▶ [INFORMATION SHOWN]
------------------------------------------------------------------------
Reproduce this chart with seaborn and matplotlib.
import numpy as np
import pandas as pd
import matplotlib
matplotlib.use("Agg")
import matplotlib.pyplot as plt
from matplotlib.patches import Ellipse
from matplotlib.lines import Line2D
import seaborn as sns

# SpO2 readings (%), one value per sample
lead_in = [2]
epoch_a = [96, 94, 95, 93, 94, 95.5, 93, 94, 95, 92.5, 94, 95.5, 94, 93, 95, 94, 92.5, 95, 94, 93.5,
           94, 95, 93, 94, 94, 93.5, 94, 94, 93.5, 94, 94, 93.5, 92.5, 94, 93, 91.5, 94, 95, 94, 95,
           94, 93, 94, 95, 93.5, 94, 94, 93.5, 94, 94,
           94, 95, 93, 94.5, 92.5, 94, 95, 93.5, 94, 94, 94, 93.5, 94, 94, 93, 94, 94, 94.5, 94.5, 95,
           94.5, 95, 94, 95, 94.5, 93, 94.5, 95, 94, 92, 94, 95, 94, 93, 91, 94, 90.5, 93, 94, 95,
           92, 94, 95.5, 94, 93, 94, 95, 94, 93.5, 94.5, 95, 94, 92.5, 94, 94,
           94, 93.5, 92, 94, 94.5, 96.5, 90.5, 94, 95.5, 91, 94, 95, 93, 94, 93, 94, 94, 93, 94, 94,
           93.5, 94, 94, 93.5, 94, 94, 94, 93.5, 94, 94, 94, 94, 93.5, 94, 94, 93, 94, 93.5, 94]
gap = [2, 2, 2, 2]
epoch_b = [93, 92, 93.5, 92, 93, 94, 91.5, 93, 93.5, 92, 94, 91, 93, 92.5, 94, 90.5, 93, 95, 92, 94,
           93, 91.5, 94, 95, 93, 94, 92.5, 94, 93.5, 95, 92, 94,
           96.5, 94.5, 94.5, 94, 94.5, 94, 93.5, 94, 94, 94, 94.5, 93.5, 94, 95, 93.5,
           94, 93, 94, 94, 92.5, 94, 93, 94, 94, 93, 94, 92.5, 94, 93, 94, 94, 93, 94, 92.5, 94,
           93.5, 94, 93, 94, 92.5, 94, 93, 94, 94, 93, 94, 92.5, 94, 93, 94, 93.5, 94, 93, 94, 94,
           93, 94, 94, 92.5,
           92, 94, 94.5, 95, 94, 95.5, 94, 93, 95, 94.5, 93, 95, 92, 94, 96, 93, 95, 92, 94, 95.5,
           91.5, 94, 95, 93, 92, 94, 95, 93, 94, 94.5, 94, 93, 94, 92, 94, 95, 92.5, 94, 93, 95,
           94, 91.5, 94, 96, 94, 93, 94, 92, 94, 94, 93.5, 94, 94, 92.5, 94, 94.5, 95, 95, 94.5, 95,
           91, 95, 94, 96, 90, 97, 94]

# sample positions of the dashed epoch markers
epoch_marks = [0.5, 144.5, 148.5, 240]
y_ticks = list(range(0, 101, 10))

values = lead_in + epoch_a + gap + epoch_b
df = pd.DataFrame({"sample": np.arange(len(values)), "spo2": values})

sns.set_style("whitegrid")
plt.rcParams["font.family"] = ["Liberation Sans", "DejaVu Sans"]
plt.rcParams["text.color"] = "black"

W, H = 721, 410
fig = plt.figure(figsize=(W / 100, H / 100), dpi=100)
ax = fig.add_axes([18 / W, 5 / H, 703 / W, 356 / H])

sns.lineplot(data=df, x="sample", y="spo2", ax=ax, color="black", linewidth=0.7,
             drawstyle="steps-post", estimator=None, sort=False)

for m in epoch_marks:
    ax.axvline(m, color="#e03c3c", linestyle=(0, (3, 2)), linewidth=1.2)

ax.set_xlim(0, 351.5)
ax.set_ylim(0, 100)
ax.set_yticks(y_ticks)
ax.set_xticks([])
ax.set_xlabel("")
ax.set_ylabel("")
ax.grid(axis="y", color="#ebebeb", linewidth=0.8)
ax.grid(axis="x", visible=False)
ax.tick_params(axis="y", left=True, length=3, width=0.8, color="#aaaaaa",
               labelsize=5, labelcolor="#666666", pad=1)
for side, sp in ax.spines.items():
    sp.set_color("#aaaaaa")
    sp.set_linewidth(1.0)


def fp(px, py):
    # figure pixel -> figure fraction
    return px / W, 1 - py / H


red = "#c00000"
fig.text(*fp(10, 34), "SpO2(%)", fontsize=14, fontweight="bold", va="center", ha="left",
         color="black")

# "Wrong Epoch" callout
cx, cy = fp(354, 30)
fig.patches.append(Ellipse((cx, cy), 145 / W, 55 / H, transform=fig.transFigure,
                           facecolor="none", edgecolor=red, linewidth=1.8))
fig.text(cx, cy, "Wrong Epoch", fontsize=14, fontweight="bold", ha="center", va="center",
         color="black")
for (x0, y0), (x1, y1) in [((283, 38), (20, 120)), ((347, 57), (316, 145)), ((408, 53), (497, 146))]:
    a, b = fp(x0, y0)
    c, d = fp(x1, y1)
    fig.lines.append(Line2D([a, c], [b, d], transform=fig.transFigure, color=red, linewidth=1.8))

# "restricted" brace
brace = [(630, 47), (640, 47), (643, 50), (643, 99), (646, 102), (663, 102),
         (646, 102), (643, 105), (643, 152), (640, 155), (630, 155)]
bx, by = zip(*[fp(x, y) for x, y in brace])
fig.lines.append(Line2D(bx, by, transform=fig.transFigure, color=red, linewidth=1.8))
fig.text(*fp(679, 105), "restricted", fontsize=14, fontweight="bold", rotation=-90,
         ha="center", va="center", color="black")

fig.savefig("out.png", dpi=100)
------------------------------------------------------------------------
▶ [WHAT YOU SHOULD DO] Each line of the listing should be copied exactly.

▶ [RESULT OF THIS TASK]
Reproduce this chart with seaborn and matplotlib.
import numpy as np
import pandas as pd
import matplotlib
matplotlib.use("Agg")
import matplotlib.pyplot as plt
from matplotlib.patches import Ellipse
from matplotlib.lines import Line2D
import seaborn as sns

# SpO2 readings (%), one value per sample
lead_in = [2]
epoch_a = [96, 94, 95, 93, 94, 95.5, 93, 94, 95, 92.5, 94, 95.5, 94, 93, 95, 94, 92.5, 95, 94, 93.5,
           94, 95, 93, 94, 94, 93.5, 94, 94, 93.5, 94, 94, 93.5, 92.5, 94, 93, 91.5, 94, 95, 94, 95,
           94, 93, 94, 95, 93.5, 94, 94, 93.5, 94, 94,
           94, 95, 93, 94.5, 92.5, 94, 95, 93.5, 94, 94, 94, 93.5, 94, 94, 93, 94, 94, 94.5, 94.5, 95,
           94.5, 95, 94, 95, 94.5, 93, 94.5, 95, 94, 92, 94, 95, 94, 93, 91, 94, 90.5, 93, 94, 95,
           92, 94, 95.5, 94, 93, 94, 95, 94, 93.5, 94.5, 95, 94, 92.5, 94, 94,
           94, 93.5, 92, 94, 94.5, 96.5, 90.5, 94, 95.5, 91, 94, 95, 93, 94, 93, 94, 94, 93, 94, 94,
           93.5, 94, 94, 93.5, 94, 94, 94, 93.5, 94, 94, 94, 94, 93.5, 94, 94, 93, 94, 93.5, 94]
gap = [2, 2, 2, 2]
epoch_b = [93, 92, 93.5, 92, 93, 94, 91.5, 93, 93.5, 92, 94, 91, 93, 92.5, 94, 90.5, 93, 95, 92, 94,
           93, 91.5, 94, 95, 93, 94, 92.5, 94, 93.5, 95, 92, 94,
           96.5, 94.5, 94.5, 94, 94.5, 94, 93.5, 94, 94, 94, 94.5, 93.5, 94, 95, 93.5,
           94, 93, 94, 94, 92.5, 94, 93, 94, 94, 93, 94, 92.5, 94, 93, 94, 94, 93, 94, 92.5, 94,
           93.5, 94, 93, 94, 92.5, 94, 93, 94, 94, 93, 94, 92.5, 94, 93, 94, 93.5, 94, 93, 94, 94,
           93, 94, 94, 92.5,
           92, 94, 94.5, 95, 94, 95.5, 94, 93, 95, 94.5, 93, 95, 92, 94, 96, 93, 95, 92, 94, 95.5,
           91.5, 94, 95, 93, 92, 94, 95, 93, 94, 94.5, 94, 93, 94, 92, 94, 95, 92.5, 94, 93, 95,
           94, 91.5, 94, 96, 94, 93, 94, 92, 94, 94, 93.5, 94, 94, 92.5, 94, 94.5, 95, 95, 94.5, 95,
           91, 95, 94, 96, 90, 97, 94]

# sample positions of the dashed epoch markers
epoch_marks = [0.5, 144.5, 148.5, 240]
y_ticks = list(range(0, 101, 10))

values = lead_in + epoch_a + gap + epoch_b
df = pd.DataFrame({"sample": np.arange(len(values)), "spo2": values})

sns.set_style("whitegrid")
plt.rcParams["font.family"] = ["Liberation Sans", "DejaVu Sans"]
plt.rcParams["text.color"] = "black"

W, H = 721, 410
fig = plt.figure(figsize=(W / 100, H / 100), dpi=100)
ax = fig.add_axes([18 / W, 5 / H, 703 / W, 356 / H])

sns.lineplot(data=df, x="sample", y="spo2", ax=ax, color="black", linewidth=0.7,
             drawstyle="steps-post", estimator=None, sort=False)

for m in epoch_marks:
    ax.axvline(m, color="#e03c3c", linestyle=(0, (3, 2)), linewidth=1.2)

ax.set_xlim(0, 351.5)
ax.set_ylim(0, 100)
ax.set_yticks(y_ticks)
ax.set_xticks([])
ax.set_xlabel("")
ax.set_ylabel("")
ax.grid(axis="y", color="#ebebeb", linewidth=0.8)
ax.grid(axis="x", visible=False)
ax.tick_params(axis="y", left=True, length=3, width=0.8, color="#aaaaaa",
               labelsize=5, labelcolor="#666666", pad=1)
for side, sp in ax.spines.items():
    sp.set_color("#aaaaaa")
    sp.set_linewidth(1.0)


def fp(px, py):
    # figure pixel -> figure fraction
    return px / W, 1 - py / H


red = "#c00000"
fig.text(*fp(10, 34), "SpO2(%)", fontsize=14, fontweight="bold", va="center", ha="left",
         color="black")

# "Wrong Epoch" callout
cx, cy = fp(354, 30)
fig.patches.append(Ellipse((cx, cy), 145 / W, 55 / H, transform=fig.transFigure,
                           facecolor="none", edgecolor=red, linewidth=1.8))
fig.text(cx, cy, "Wrong Epoch", fontsize=14, fontweight="bold", ha="center", va="center",
         color="black")
for (x0, y0), (x1, y1) in [((283, 38), (20, 120)), ((347, 57), (316, 145)), ((408, 53), (497, 146))]:
    a, b = fp(x0, y0)
    c, d = fp(x1, y1)
    fig.lines.append(Line2D([a, c], [b, d], transform=fig.transFigure, color=red, linewidth=1.8))

# "restricted" brace
brace = [(630, 47), (640, 47), (643, 50), (643, 99), (646, 102), (663, 102),
         (646, 102), (643, 105), (643, 152), (640, 155), (630, 155)]
bx, by = zip(*[fp(x, y) for x, y in brace])
fig.lines.append(Line2D(bx, by, transform=fig.transFigure, color=red, linewidth=1.8))
fig.text(*fp(679, 105), "restricted", fontsize=14, fontweight="bold", rotation=-90,
         ha="center", va="center", color="black")

fig.savefig("out.png", dpi=100)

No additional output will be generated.